Business output slows despite record levels of employment

Economy & Politics | Employment & Skills | Reports
Martin Gill

Business output growth is slowing despite record high levels of employment, according to the latest Business Trends Report by accountants and business advisers BDO LLP.

The latest report shows that business output growth is continuing to slow down, and has reached its lowest reading since December 2012.

BDO’s Output Index, which measures UK business output, fell from 98.58 in May to 97.29 in June. It is now way below the long-term growth trend of 100 and is creeping closer to the point of contraction, below 95.0.
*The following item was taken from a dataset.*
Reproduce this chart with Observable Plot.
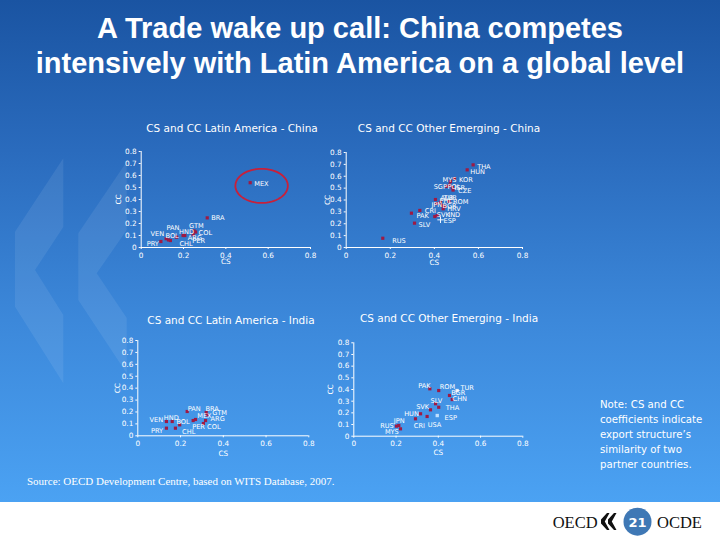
<!DOCTYPE html>
<html><head><meta charset="utf-8">
<script src="https://cdn.jsdelivr.net/npm/d3@7"></script>
<script src="https://cdn.jsdelivr.net/npm/@observablehq/plot@0.6"></script>
<style>
html,body{margin:0;padding:0;}
body{width:720px;height:540px;position:relative;overflow:hidden;background:#fff;font-family:"DejaVu Sans",sans-serif;}
#slide{position:absolute;left:0;top:0;width:720px;height:502px;background:linear-gradient(to bottom,#1a54a2 0px,#2a6bbd 150px,#3c88da 320px,#4ba2f3 502px);}
#decor{position:absolute;left:0;top:0;}
.title{position:absolute;left:0;width:720px;text-align:center;color:#fff;font-family:"Liberation Sans Narrow","Liberation Sans",sans-serif;font-weight:bold;font-size:29px;line-height:36px;white-space:nowrap;}
.ptitle{position:absolute;color:#fff;font-family:"DejaVu Sans",sans-serif;font-size:10.5px;white-space:nowrap;transform:translate(-50%,-50%);}
.panel{position:absolute;}
#note{position:absolute;left:600px;top:397px;color:#fff;font-family:"DejaVu Sans",sans-serif;font-size:10.2px;line-height:15px;}
#source{position:absolute;left:27px;top:475px;color:#fff;font-family:"Liberation Serif",serif;font-size:11px;white-space:nowrap;}
#footer{position:absolute;left:0;top:502px;}
</style></head>
<body>
<div id="slide"></div>
<svg id="decor" width="720" height="502">
  <polygon points="63.3,158.3 15,231.7 15,306.7 63.3,383.3 63.3,315 35,270 63.3,227" fill="rgba(255,255,255,0.08)"/>
  <polygon points="126.7,161.7 78.3,233.3 78.3,300 126.7,373.3 126.7,318 96.7,273.3 126.7,230" fill="rgba(255,255,255,0.08)"/>
</svg>
<div class="title" style="top:10px">A Trade wake up call: China competes</div>
<div class="title" style="top:45px">intensively with Latin America on a global level</div>

<div class="ptitle" style="left:232px;top:128px">CS and CC Latin America - China</div>
<div class="ptitle" style="left:449px;top:128px">CS and CC Other Emerging - China</div>
<div class="ptitle" style="left:231px;top:320px">CS and CC Latin America - India</div>
<div class="ptitle" style="left:449px;top:318px">CS and CC Other Emerging - India</div>

<div id="p1" class="panel"></div>
<div id="p2" class="panel"></div>
<div id="p3" class="panel"></div>
<div id="p4" class="panel"></div>

<div id="note">Note: CS and CC<br>coefficients indicate<br>export structure’s<br>similarity of two<br>partner countries.</div>
<div id="source">Source: OECD Development Centre, based on WITS Database, 2007.</div>

<svg id="footer" width="720" height="38">
  <text x="552.7" y="25.5" font-family="Liberation Serif" font-size="16.5" fill="#111">OECD</text>
  <polygon points="607,11 601,17.5 601,21.5 607,28 609.5,28 604.8,19.5 609.5,11" fill="#111"/>
  <polygon points="614,11 608,17.5 608,21.5 614,28 616.5,28 611.8,19.5 616.5,11" fill="#111"/>
  <circle cx="637.5" cy="19.7" r="14" fill="#3f78b5"/>
  <text x="637.5" y="24.5" text-anchor="middle" font-family="DejaVu Sans" font-weight="bold" font-size="13" fill="#fff">21</text>
  <text x="657" y="25.5" font-family="Liberation Serif" font-size="16.5" fill="#111">OCDE</text>
</svg>

<script>
// ---- Data ----
const xTickValues = [0, 0.2, 0.4, 0.6, 0.8];
const xTickLabels = ["0", "0.2", "0.4", "0.6", "0.8"];
const yTickValues = [0, 0.1, 0.2, 0.3, 0.4, 0.5, 0.6, 0.7, 0.8];
const yTickLabels = ["0", "0.1", "0.2", "0.3", "0.4", "0.5", "0.6", "0.7", "0.8"];

// Latin America - China
const laChinaCountries = ["MEX","BRA","GTM","COL","ARG","PER","HND","PAN","BOL","VEN","PRY","CHL"];
const laChinaCS = [0.515,0.312,0.250,0.257,0.206,0.246,0.198,0.167,0.129,0.118,0.093,0.138];
const laChinaCC = [0.540,0.247,0.138,0.129,0.100,0.106,0.100,0.086,0.063,0.073,0.050,0.058];

// Other Emerging - China
const oeChinaCountries = ["THA","HUN","MYS","KOR","SGP","POL","ISR","CZE","ALB","TUR","PHL","ROM","JPN","BGR","HRV","CRI","PAK","SVK","IND","ESP","SLV","RUS"];
const oeChinaCS = [0.576,0.549,0.473,0.491,0.457,0.469,0.482,0.485,0.405,0.428,0.410,0.466,0.436,0.446,0.440,0.334,0.296,0.402,0.413,0.428,0.310,0.166];
const oeChinaCC = [0.696,0.654,0.556,0.581,0.514,0.526,0.505,0.484,0.404,0.381,0.370,0.387,0.354,0.345,0.326,0.312,0.289,0.261,0.269,0.233,0.205,0.078];

// Latin America - India
const laIndiaCountries = ["PAN","BRA","GTM","MEX","PER","ARG","COL","VEN","HND","BOL","PRY","CHL"];
const laIndiaCS = [0.231,0.320,0.325,0.270,0.259,0.317,0.307,0.134,0.161,0.196,0.134,0.176];
const laIndiaCC = [0.204,0.196,0.175,0.137,0.128,0.128,0.103,0.120,0.120,0.092,0.064,0.064];

// Other Emerging - India
const oeIndiaCountries = ["PAK","ROM","TUR","BGR","CHN","SLV","THA","SVK","ESP","HUN","USA","CRI","JPN","RUS","MYS"];
const oeIndiaCS = [0.360,0.402,0.489,0.453,0.466,0.387,0.402,0.363,0.395,0.316,0.347,0.292,0.213,0.202,0.221];
const oeIndiaCC = [0.406,0.391,0.391,0.349,0.314,0.278,0.248,0.226,0.177,0.192,0.169,0.149,0.092,0.086,0.063];

// ---- Label placement (anchor, dx, dy in px) ----
const laChinaLabelPos = {MEX:["start",4,1],BRA:["start",4,0.5],GTM:["start",-5,-5],COL:["start",3,1],ARG:["start",3,2],PER:["start",-1,6],HND:["start",-4,-4],PAN:["end",3,-9],BOL:["start",-3,-4.5],VEN:["end",-2,-5],PRY:["end",-2,2],CHL:["start",9,3]};
const oeChinaLabelPos = {THA:["start",4,2],HUN:["start",3,2],MYS:["end",6,-1.5],KOR:["start",4.7,1.3],SGP:["end",0,0.7],POL:["start",-2,2.2],ISR:["start",2,0],CZE:["start",5,1.2],ALB:["start",5,-1.7],TUR:["start",3,-4.4],PHL:["start",3,-2.3],ROM:["start",4,0],JPN:["end",0,-1],BGR:["start",-2,-1],HRV:["start",4,0],CRI:["start",5,0.7],PAK:["start",5,2.3],SVK:["start",2,-2],IND:["start",11,-1],ESP:["start",3,0.7],SLV:["start",4,1.3],RUS:["start",9.4,2.3]};
const laIndiaLabelPos = {PAN:["start",0.6,-2.7],BRA:["start",-0.7,-3.7],GTM:["start",5,-2.2],MEX:["start",1.7,-4],PER:["start",-1,6.7],ARG:["start",5,-1.3],COL:["start",3.7,3],VEN:["end",-3.3,-1.7],HND:["start",-8.4,-3.7],BOL:["start",-3.3,-3],PRY:["end",-3.3,2.3],CHL:["start",6.7,3.3]};
const oeIndiaLabelPos = {PAK:["end",0.7,-3.3],ROM:["start",1,-3.3],TUR:["start",3.3,-2.7],BGR:["start",1.7,-2.3],CHN:["start",0.3,-0.7],SLV:["start",-5,-3.3],THA:["start",7,0.6],SVK:["end",-1.3,-2.6],ESP:["start",7.3,2.3],HUN:["end",-1.7,0],USA:["start",0.6,8],CRI:["start",-1.7,7.4],JPN:["start",-5,-5],RUS:["end",-2.7,-0.7],MYS:["end",-1.7,2.7]};

const MARKER = "#9e1a44";

function makePanel(el, cfg) {
  const rows = cfg.countries.map((c, i) => ({c, cs: cfg.cs[i], cc: cfg.cc[i]}));
  const special = cfg.special || {};
  const normal = rows.filter(r => !special[r.c]);
  const marks = [
    Plot.ruleY([0], {stroke: "white", strokeWidth: 1}),
    Plot.ruleX([0], {stroke: "white", strokeWidth: 1}),
    Plot.dot(normal, {x: "cs", y: "cc", symbol: "square", r: 1.8, fill: MARKER})
  ];
  for (const r of rows.filter(r => special[r.c])) {
    const s = special[r.c];
    if (s === "plus") marks.push(Plot.dot([r], {x: "cs", y: "cc", symbol: "plus", r: 2.2, stroke: "#f4f8ff", strokeWidth: 1}));
    else marks.push(Plot.dot([r], {x: "cs", y: "cc", symbol: "square", r: 1.9, fill: s}));
  }
  for (const r of rows) {
    const p = cfg.labelPos[r.c] || ["start", 4, 0];
    marks.push(Plot.text([r], {x: "cs", y: "cc", text: "c", textAnchor: p[0], dx: p[1], dy: p[2], fill: "white", fontSize: 6.6}));
  }
  if (cfg.extra) marks.push(...cfg.extra(rows));
  const svg = Plot.plot({
    width: cfg.width, height: cfg.height,
    marginLeft: cfg.ml, marginRight: cfg.mr, marginTop: cfg.mt, marginBottom: cfg.mb,
    style: {background: "transparent", color: "white", fontFamily: "DejaVu Sans", fontSize: "7.3px", overflow: "visible"},
    x: {domain: [0, 0.8], ticks: xTickValues, tickFormat: d => xTickLabels[xTickValues.indexOf(d)], tickSize: 2, tickPadding: 3,
        label: "CS", labelAnchor: "center", labelOffset: cfg.xlo, labelArrow: "none"},
    y: {domain: [0, 0.8], ticks: yTickValues, tickFormat: d => yTickLabels[yTickValues.indexOf(d)], tickSize: 2, tickPadding: 2.5,
        label: "CC", labelAnchor: "center", labelOffset: cfg.ylo, labelArrow: "none"},
    marks
  });
  el.style.left = cfg.left + "px";
  el.style.top = cfg.top + "px";
  el.appendChild(svg);
}

// MEX highlight ellipse (annotation around MEX)
function mexEllipse(rows) {
  const m = rows.find(r => r.c === "MEX");
  const cx = m.cs + 0.054, cy = m.cc - 0.026, rx = 0.124, ry = 0.142;
  const pts = d3.range(0, 64).map(k => {
    const t = k / 64 * 2 * Math.PI;
    return {cs: cx + rx * Math.cos(t), cc: cy + ry * Math.sin(t)};
  });
  return [Plot.line(pts, {x: "cs", y: "cc", curve: "linear-closed", stroke: "#c8203a", strokeWidth: 1.8})];
}

makePanel(document.getElementById("p1"), {
  countries: laChinaCountries, cs: laChinaCS, cc: laChinaCC, labelPos: laChinaLabelPos,
  left: 95, top: 140, width: 230, height: 130, ml: 45.7, mr: 15, mt: 11, mb: 23, xlo: 16.5, ylo: 25,
  extra: mexEllipse
});
makePanel(document.getElementById("p2"), {
  countries: oeChinaCountries, cs: oeChinaCS, cc: oeChinaCC, labelPos: oeChinaLabelPos,
  left: 300, top: 140, width: 240, height: 130, ml: 45.7, mr: 18, mt: 12, mb: 23, xlo: 17, ylo: 21,
  special: {ESP: "plus"}
});
makePanel(document.getElementById("p3"), {
  countries: laIndiaCountries, cs: laIndiaCS, cc: laIndiaCC, labelPos: laIndiaLabelPos,
  left: 92, top: 328, width: 230, height: 135, ml: 45.3, mr: 13.7, mt: 12, mb: 27.7, xlo: 20, ylo: 23
});
makePanel(document.getElementById("p4"), {
  countries: oeIndiaCountries, cs: oeIndiaCS, cc: oeIndiaCC, labelPos: oeIndiaLabelPos,
  left: 308, top: 330, width: 230, height: 133, ml: 45.3, mr: 15.7, mt: 12.3, mb: 27.3, xlo: 18.5, ylo: 26,
  special: {TUR: "#e8ecf6", ESP: "#bfe0ff"}
});
</script>
</body></html>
Despite the stalling output growth, Scottish and UK businesses are more confident about their performance over the next six months.

BDO’s Optimism Index, which shows how firms expect output to develop in the coming six months, marginally increased to 101.85, from 101.74 the previous month, and remains above the long-term trend. Considering the increasingly complicating economic environment, both at home and aboard, the findings suggest firms could be more resilient to the unprecedented levels of political and economic uncertainty which are dampening current performance levels.

Confidence in the future is filtering through into firms’ current ambitions to hire more staff. BDO’s Employment Index – which indicates the hiring intentions of British businesses – has risen to its highest value on record.

This tallies with the UK unemployment rate falling to its lowest level since 1975, which now sits at 4.2%. The findings indicate that firms are attempting to bolster output by turning to the labour market but are still struggling to improve productivity.

Commenting on the BDO Business Trends Report’s findings, Martin Gill, Lead Partner of BDO LLP in Scotland, said: “The record level of employment is a real achievement for the economy during this turbulent period. However, the UK’s perennial productivity problem is hurting firms more than ever as output growth continues to slow.

“The UK government’s concerted effort to raise annual productivity growth to 3% is a step in the right direction but more needs to be done to reach this target. Increasing the annual investment allowance would encourage firms to invest more in infrastructure, technology and training and help solve the UK’s productivity puzzle.”